Highlights & Insights¶

The two-stage decoupled design is elegant and precise: Stage 1 utilizes SD priors for the "rough work" (global shadow elimination) while Stage 2 employs a lightweight CNN for the "fine work" (local detail restoration), perfectly complementing each other.
The shadow-aware mechanism of the DI module is ingenious: it utilizes the feature discrepancy between shadowed and shadow-free representations to implicitly locate shadow regions, eliminating the need for an explicit shadow mask.
The advantages of \(z_0\)-prediction in deterministic restoration tasks deserve wider attention in the community.
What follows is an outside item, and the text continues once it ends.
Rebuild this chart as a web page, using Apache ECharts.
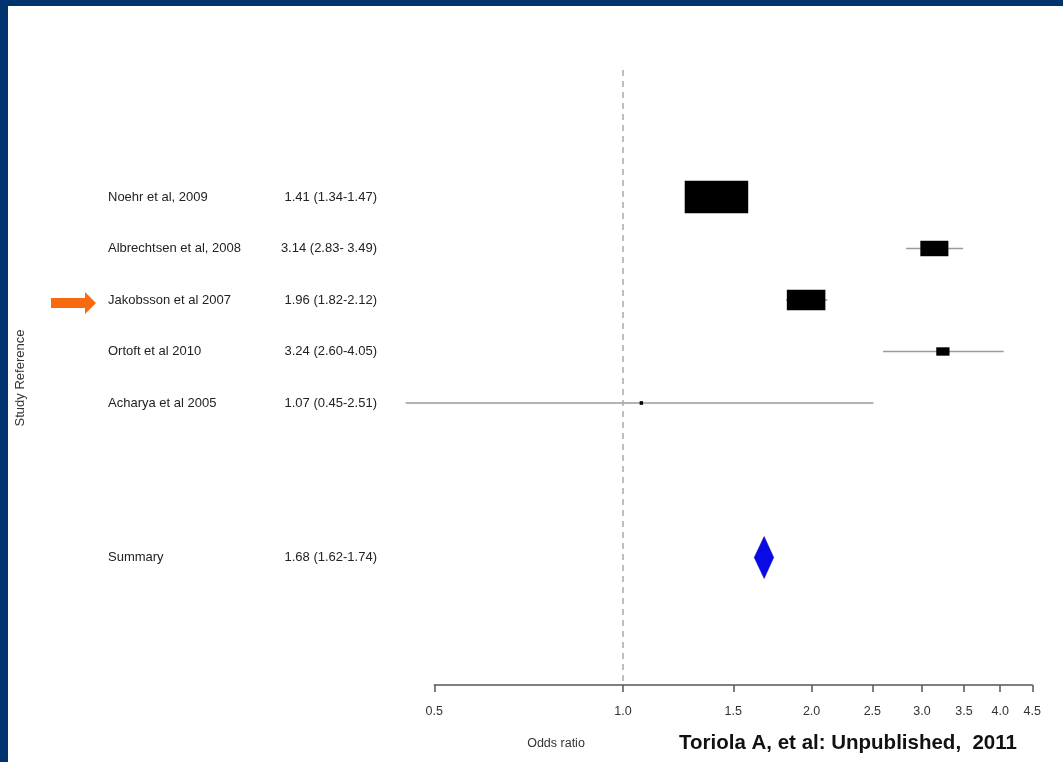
<!DOCTYPE html>
<html>
<head>
<meta charset="utf-8">
<script src="https://cdn.jsdelivr.net/npm/echarts@6/dist/echarts.min.js"></script>
<style>
html,body{margin:0;padding:0;background:#fff;}
#c{width:1063px;height:762px;}
</style>
</head>
<body>
<div id="c"></div>
<script>
// ---- data ----
var studies = ['Noehr et al, 2009', 'Albrechtsen et al, 2008', 'Jakobsson et al 2007', 'Ortoft et al 2010', 'Acharya et al 2005'];
var oddsRatio = [1.41, 3.14, 1.96, 3.24, 1.07];
var ciLower = [1.34, 2.83, 1.82, 2.60, 0.45];
var ciUpper = [1.47, 3.49, 2.12, 4.05, 2.51];
var ciText = ['1.41 (1.34-1.47)', '3.14 (2.83- 3.49)', '1.96 (1.82-2.12)', '3.24 (2.60-4.05)', '1.07 (0.45-2.51)'];
var summaryLabel = 'Summary';
var summaryOR = 1.68, summaryLower = 1.62, summaryUpper = 1.74;
var summaryText = '1.68 (1.62-1.74)';
var xTicks = [0.5, 1.0, 1.5, 2.0, 2.5, 3.0, 3.5, 4.0, 4.5];

// ---- build ----
var ln = Math.log;
var summaryRow = studies.length + 2;
var studyData = studies.map(function (s, i) {
  var se = (ln(ciUpper[i]) - ln(ciLower[i])) / 3.92;
  return [ln(oddsRatio[i]), i, ln(ciLower[i]), ln(ciUpper[i]), 1 / se];
});
var textData = studies.map(function (s, i) { return [0, i, s, ciText[i]]; });
textData.push([0, summaryRow, summaryLabel, summaryText]);

var FONT = '"Liberation Sans", Arial, sans-serif';
var chart = echarts.init(document.getElementById('c'));
chart.setOption({
  backgroundColor: '#fff',
  animation: false,
  grid: { left: 434.3, right: 30.7, top: 70, bottom: 77 },
  xAxis: {
    type: 'value',
    min: ln(xTicks[0]),
    max: ln(xTicks[xTicks.length - 1]),
    splitLine: { show: false },
    axisLine: { show: true, onZero: false, lineStyle: { color: '#555', width: 1.5 } },
    axisTick: { show: true, length: 7, customValues: xTicks.map(ln), lineStyle: { color: '#555', width: 1.5 } },
    axisLabel: {
      customValues: xTicks.map(ln),
      formatter: function (v) { return Math.exp(v).toFixed(1); },
      color: '#333', fontSize: 12.5, fontFamily: FONT, margin: 20
    }
  },
  yAxis: {
    type: 'value', inverse: true, min: -2.466, max: 9.476, show: false
  },
  graphic: [
    { type: 'rect', shape: { x: 0, y: 0, width: 1063, height: 6 }, style: { fill: '#00346f' }, z: 100 },
    { type: 'rect', shape: { x: 0, y: 0, width: 8, height: 762 }, style: { fill: '#00346f' }, z: 100 },
    { type: 'text', x: 20, y: 378, rotation: Math.PI / 2,
      style: { text: 'Study Reference', fill: '#333', font: '13px ' + FONT, align: 'center', verticalAlign: 'middle' } },
    { type: 'text', x: 556, y: 744,
      style: { text: 'Odds ratio', fill: '#333', font: '12.5px ' + FONT, align: 'center', verticalAlign: 'middle' } },
    { type: 'text', x: 679, y: 743,
      style: { text: 'Toriola A, et al: Unpublished,  2011', fill: '#111', font: 'bold 20.5px ' + FONT, align: 'left', verticalAlign: 'middle' } },
    { type: 'polygon', shape: { points: [[51, 298], [85, 298], [85, 292], [96, 303], [85, 314], [85, 308], [51, 308]] },
      style: { fill: '#f76a10' } }
  ],
  series: [
    {
      type: 'custom',
      name: 'studies',
      data: studyData,
      clip: false,
      renderItem: function (params, api) {
        var c = api.coord([api.value(0), api.value(1)]);
        var lo = api.coord([api.value(2), api.value(1)]);
        var hi = api.coord([api.value(3), api.value(1)]);
        var w = Math.max(3, 1.5 * api.value(4));
        var h = Math.max(3, 0.48 * w + 2);
        return {
          type: 'group',
          children: [
            { type: 'line', shape: { x1: lo[0], y1: c[1], x2: hi[0], y2: c[1] }, style: { stroke: '#9a9a9a', lineWidth: 1.5 } },
            { type: 'rect', shape: { x: c[0] - w / 2, y: c[1] - h / 2, width: w, height: h }, style: { fill: '#000' } }
          ]
        };
      },
      markLine: {
        silent: true, symbol: 'none', label: { show: false },
        lineStyle: { color: '#aaa', type: [6, 5], width: 1.5 },
        data: [{ xAxis: 0 }]
      },
      z: 3
    },
    {
      type: 'custom',
      name: 'summary',
      data: [[ln(summaryOR), summaryRow, ln(summaryLower), ln(summaryUpper)]],
      clip: false,
      renderItem: function (params, api) {
        var c = api.coord([api.value(0), api.value(1)]);
        var lo = api.coord([api.value(2), api.value(1)]);
        var hi = api.coord([api.value(3), api.value(1)]);
        return {
          type: 'polygon',
          shape: { points: [[lo[0], c[1]], [c[0], c[1] - 21], [hi[0], c[1]], [c[0], c[1] + 21]] },
          style: { fill: '#0a0ae6', stroke: '#0000b0', lineWidth: 0.5 }
        };
      },
      z: 3
    },
    {
      type: 'custom',
      name: 'labels',
      data: textData,
      clip: false,
      renderItem: function (params, api) {
        var c = api.coord([0, api.value(1)]);
        var item = textData[params.dataIndex];
        return {
          type: 'group',
          children: [
            { type: 'text', x: 108, y: c[1], style: { text: item[2], fill: '#222', font: '13px ' + FONT, align: 'left', verticalAlign: 'middle' } },
            { type: 'text', x: 377, y: c[1], style: { text: item[3], fill: '#222', font: '13px ' + FONT, align: 'right', verticalAlign: 'middle' } }
          ]
        };
      }
    }
  ]
});
</script>
</body>
</html>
Limitations & Future Work¶

The two-stage inference process is slower than single-stage methods.
Stage 1 still requires multi-step diffusion sampling (DDIM), which is slower than pure feed-forward methods.
Training requires paired shadowed and shadow-free image data.
Future work could consider distilling the two stages into a single feed-forward network.
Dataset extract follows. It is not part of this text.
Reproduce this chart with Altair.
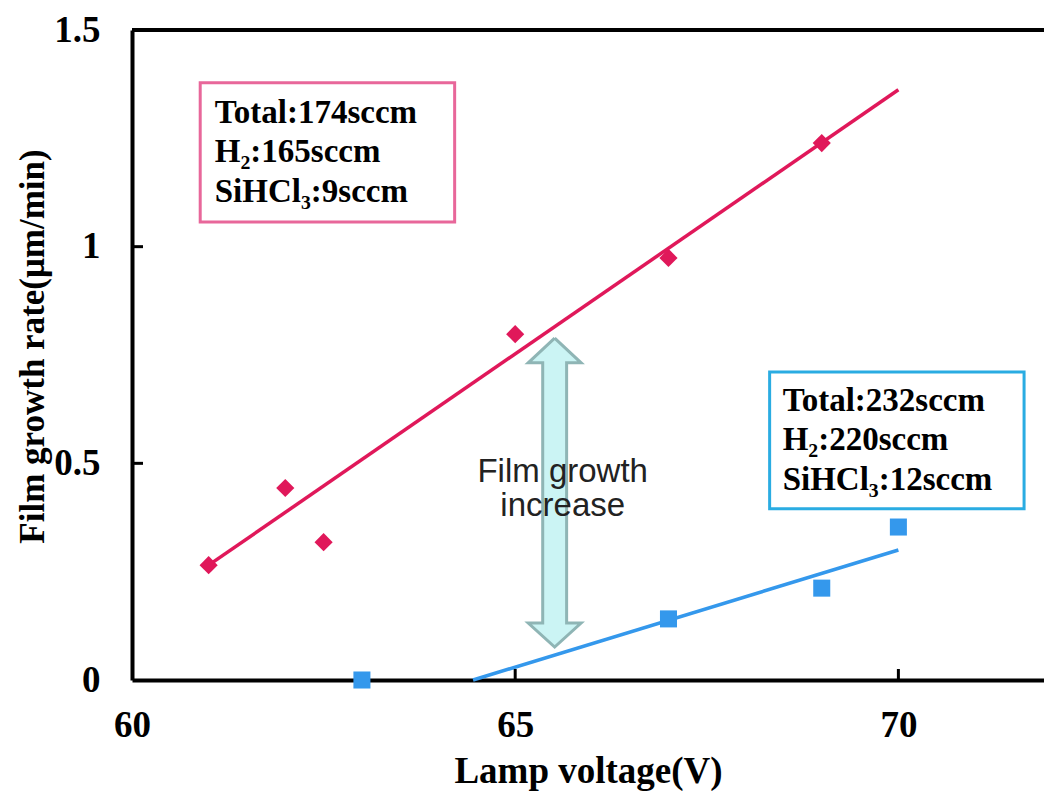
import altair as alt
import pandas as pd

# ---- data ----
pink_x = [61, 62, 62.5, 65, 67, 69]
pink_y = [0.265, 0.443, 0.318, 0.798, 0.974, 1.239]
blue_x = [63, 67, 69, 70]
blue_y = [0.0, 0.141, 0.212, 0.353]
pink_fit_x = [61, 70]
pink_fit_y = [0.265, 1.362]
blue_fit_x = [64.45, 70]
blue_fit_y = [0.0, 0.30]
x_tick_values = [60, 65, 70]
y_tick_values = [0, 0.5, 1, 1.5]
inner_x_ticks = [65, 70]
inner_y_ticks = [0.5, 1]
pink_lines = ["Total:174sccm", "H\u2082:165sccm", "SiHCl\u2083:9sccm"]
blue_lines = ["Total:232sccm", "H\u2082:220sccm", "SiHCl\u2083:12sccm"]
arrow_label = "Film growth\nincrease"

# ---- annotation placement (data units) ----
pink_box = dict(x=60.89, x2=64.21, y=1.378, y2=1.057)
blue_box = dict(x=68.32, x2=71.64, y=0.711, y2=0.395)
pink_text_x, pink_text_y = 61.08, [1.309, 1.219, 1.126]
blue_text_x, blue_text_y = 68.49, [0.644, 0.554, 0.462]
arrow_cx, arrow_hw, arrow_sw = 65.515, 0.345, 0.156
# outline of the double arrow, clockwise from the top tip
arrow_dx = [0, arrow_hw, arrow_sw, arrow_sw, arrow_hw, 0,
            -arrow_hw, -arrow_sw, -arrow_sw, -arrow_hw, 0]
arrow_y = [0.789, 0.732, 0.732, 0.1315, 0.1315, 0.076,
           0.1315, 0.1315, 0.732, 0.732, 0.789]

PINK = "#E0185A"
BLUE = "#3498EC"
SERIF = "Liberation Serif"
SANS = "Liberation Sans"

W, H = 912, 650
xs = alt.Scale(domain=[60, 71.9], nice=False, zero=False)
ys = alt.Scale(domain=[0, 1.5], nice=False, zero=False)

x_axis = alt.Axis(values=x_tick_values, ticks=False, grid=False, domainColor="black",
                  domainWidth=4, labelFont=SERIF, labelFontWeight="bold", labelFontSize=37,
                  labelColor="black", labelPadding=27, labelFlush=False, format="~g",
                  title="Lamp voltage(V)", titleFont=SERIF, titleFontWeight="bold",
                  titleFontSize=37, titleColor="black", titleY=102,
                  titleBaseline="alphabetic")
y_axis = alt.Axis(values=y_tick_values, ticks=False, grid=False, domainColor="black",
                  domainWidth=4, labelFont=SERIF, labelFontWeight="bold", labelFontSize=37,
                  labelColor="black", labelPadding=32, labelFlush=False, format="~g",
                  title="Film growth rate(\u03bcm/min)", titleFont=SERIF,
                  titleFontWeight="bold", titleFontSize=35, titleColor="black",
                  titleAngle=-90, titleX=-89, titleY=316, titleAlign="center",
                  titleBaseline="alphabetic")


def X(f="x"):
    return alt.X(f + ":Q", scale=xs, axis=x_axis)


def Y(f="y"):
    return alt.Y(f + ":Q", scale=ys, axis=y_axis)


pink_df = pd.DataFrame({"x": pink_x, "y": pink_y})
blue_df = pd.DataFrame({"x": blue_x, "y": blue_y})
pfit_df = pd.DataFrame({"x": pink_fit_x, "y": pink_fit_y})
bfit_df = pd.DataFrame({"x": blue_fit_x, "y": blue_fit_y})

# arrow polygon
arrow_df = pd.DataFrame({
    "i": list(range(len(arrow_y))),
    "x": [arrow_cx + d for d in arrow_dx],
    "y": arrow_y,
})
arrow = alt.Chart(arrow_df).mark_line(fill="#CBF4F4", stroke="#8FB5B5", strokeWidth=3,
                                      strokeJoin="miter").encode(
    x=X(), y=Y(), order=alt.Order("i:Q"))

arrow_text = alt.Chart(pd.DataFrame({"x": [65.62], "y": [0.48], "t": [arrow_label]})).mark_text(
    font=SANS, fontSize=33, lineHeight=34, lineBreak="\n", align="center",
    baseline="middle", color="#222222").encode(x=X(), y=Y(), text="t:N")

pink_line = alt.Chart(pfit_df).mark_line(color=PINK, strokeWidth=3.5).encode(x=X(), y=Y())
blue_line = alt.Chart(bfit_df).mark_line(color=BLUE, strokeWidth=3.5).encode(x=X(), y=Y())
pink_pts = alt.Chart(pink_df).mark_point(shape="diamond", filled=True, size=330,
                                         color=PINK, opacity=1).encode(x=X(), y=Y())
blue_pts = alt.Chart(blue_df).mark_point(shape="square", filled=True, size=290,
                                         color=BLUE, opacity=1).encode(x=X(), y=Y())

box_df = pd.DataFrame([dict(**pink_box, c="#E8679A"), dict(**blue_box, c="#2AACE2")])
boxes = alt.Chart(box_df).mark_rect(fill="white", strokeWidth=3).encode(
    x=X("x"), x2="x2", y=Y("y"), y2="y2",
    stroke=alt.Stroke("c:N", scale=None))

txt_df = pd.DataFrame({
    "x": [pink_text_x] * 3 + [blue_text_x] * 3,
    "y": pink_text_y + blue_text_y,
    "t": pink_lines + blue_lines,
})
box_text = alt.Chart(txt_df).mark_text(font=SERIF, fontWeight="bold", fontSize=33,
                                       align="left", baseline="middle",
                                       color="black").encode(x=X(), y=Y(), text="t:N")

xt = alt.Chart(pd.DataFrame({"x": inner_x_ticks})).mark_rule(color="black", strokeWidth=3).encode(
    x=X(), y=alt.value(H), y2=alt.value(H - 11))
yt = alt.Chart(pd.DataFrame({"y": inner_y_ticks})).mark_rule(color="black", strokeWidth=3).encode(
    y=Y(), x=alt.value(0), x2=alt.value(11))
top = alt.Chart(pd.DataFrame({"y": [1.5]})).mark_rule(color="black", strokeWidth=4).encode(
    y=Y(), x=alt.value(0), x2=alt.value(W))

chart = alt.layer(
    arrow, arrow_text, pink_line, blue_line, boxes, box_text,
    pink_pts, blue_pts, xt, yt, top
).properties(
    width=W, height=H,
    autosize=alt.AutoSizeParams(type="none"),
    padding={"left": 132, "top": 30, "right": 0, "bottom": 111},
    background="white",
).configure_view(stroke=None)

chart.save("out.html", embed_options={"renderer": "svg", "actions": False})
vs Refusion: Refusion performs diffusion in the latent space but is trained end-to-end, failing to utilize the pretrained SD priors and resulting in poor generalization. In contrast, the proposed method leverages pretrained SD combined with two-stage fine-tuning to significantly boost generalization.
vs ShadowDiffusion/DeS3: These methods perform diffusion in the pixel space, which is computationally expensive and exhibits high variance. The proposed method operates in the latent space, offering higher efficiency.
vs ShadowFormer: Pure feed-forward methods are fast but suffer from limited generalization. This work leverages SD priors to achieve stronger generalization capabilities.

Rating¶

Novelty: ⭐⭐⭐⭐ The combination of two-stage SD fine-tuning and detail injection is novel.
Experimental Thoroughness: ⭐⭐⭐⭐⭐ SOTA results, cross-dataset generalization, variance analysis, and comprehensive ablations.
Writing Quality: ⭐⭐⭐⭐ Clear pipeline and convincing PCA visualizations.
Value: ⭐⭐⭐⭐ A practical shadow removal solution with outstanding generalization capabilities.